The Bathroom Reconsidered

The home's most private room is getting a thorough makeover

August 07, 2005|By Stephen Henderson | Stephen Henderson,Special to the Sun

SERLOHN, Germany -- While sex, politics and religion are famously risky subjects for dinner conversation, another topic -- namely, the bathroom -- is considered so outre, it's scarcely ever mentioned. No one's bothered to tell this, however, to Andreas Dornbracht. The president of Dornbracht, the German kitchen and bathroom fittings company, expounded on things lavatorial a few weeks ago as he tucked into his meal of mustard soup and Wiener schnitzel at a restaurant in Iserlohn, where his corporation has its headquarters. "Today, the bathroom is a place where you can spend time with your body and soul. You take a bath not just to be clean, but to relax, think, and ask yourself, 'what is the future of me?'" he said. "When we look at kulchur im bad [bathroom culture], we must consider the daily rituals that occur there."

In Dornbracht's vision of the future, we'll soon abandon any notion of the bathroom as a "wet cell," and embrace spa-like designs that make it more of a refuge, or what he calls an "intimate zone." As bath and bedroom merge, the toilet itself will spin off into a separate orbit.

He's hardly alone in such theorizing. Vogue's July issue, for instance, had a story about a beach house in Nantucket, where a sleek, white bathtub dominates one end of the master bedroom. And, trend forecasters and design gurus at many U.S. companies such as American Standard, Moen, Kohler and Waterworks agree that whether or not bathroom walls are a-tumblin' down, the bath's functionality is, of late, being thoroughly reconsidered and redesigned.

"Andreas Dornbracht and I are definitely on the same page," said Diana Schrage, an interior decorator at the Kohler Design showroom. "Over the last 10 years in America, we have seen both a great increase in the number of bathrooms per bedrooms, and the amount of square footage devoted to bathrooms. Stylistically, though, one of the biggest trends we are seeing is the bathroom as retreat within the master suite."
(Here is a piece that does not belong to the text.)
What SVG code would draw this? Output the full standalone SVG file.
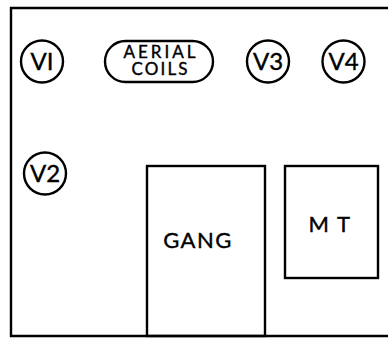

"It is becoming more of a shared room -- private only on a need-to-use basis," agreed Judy Riley, vice president of design for Moen. "For the kid's baths, parents only want to make sure they are not wasting water. But for the master, people want luxury."

A shower of money

According to the National Kitchen and Bath Association, based in Hackettstown, N.J., in 2004, American spent $23.7 billion on renovating bathrooms or building new ones. While this figure is dwarfed by what was spent on kitchens ($47.3 billion), it's worth noting that kitchen expenditures rose only 1.3 percent from 2003, whereas bathroom spending was up over 7 percent.

Where's all this money going?

Into products like the Alpha from Jacuzzi, an aeronautically designed swirl of a bathtub created by Pininfarina, the automotive team behind Ferrari and Maserati. Or, the Rain Sky from Dornbracht, a shower system that's flush-mounted into the ceiling and has several types of spray -- from a fine mist, to raging thunderstorm -- as well as aromatherapy and chromatherapy features. Coordinated "suites" of accessories are all the rage, so Waterworks offers towel bars, towel rings, shelves, toilet-paper holders, robe hooks, sconces, and mirrors that all match like tableware.

A further cornucopia of design possibilities were unveiled at the annual Kitchen / Bath Industry Show, held in Las Vegas last May. A "Best Bath Product of Show" Award was given to Engineered Glass Products for its new high-tech towel warmer. For the environmentally minded, toilets using fewer gallons per flush are available from Duravit, Toto and Villeroy & Boch.

Consumers also are trading up in the materials they select, with satin nickel being a top choice for faucets and accessories. Polished concrete, metal, exotic woods, even bamboo, are all exploding in popularity, as are glass tile and molded glass for sinks, counters, tub surrounds and flooring. As this might suggest, the overall movement is toward a "dematerialization" of fixtures, so the decor looks less like a lavatory and more like a lounge.

"We are seeing greatly enlarged bathrooms, too. It might happen that the kids go to college and their bedroom now becomes part of the master bath," said Bob Gibbs, president of Cox Kitchen and Baths Inc. in Baltimore. Gibbs estimated that the bathroom-remodeling end of his business is up 25 percent over just a couple years ago. "Shower spaces are becoming especially huge. A typical shower of the past might be 2 1/2 feet by three feet. We are now seeing showers three times this size, with multiple heads, so two people can shower at the same time."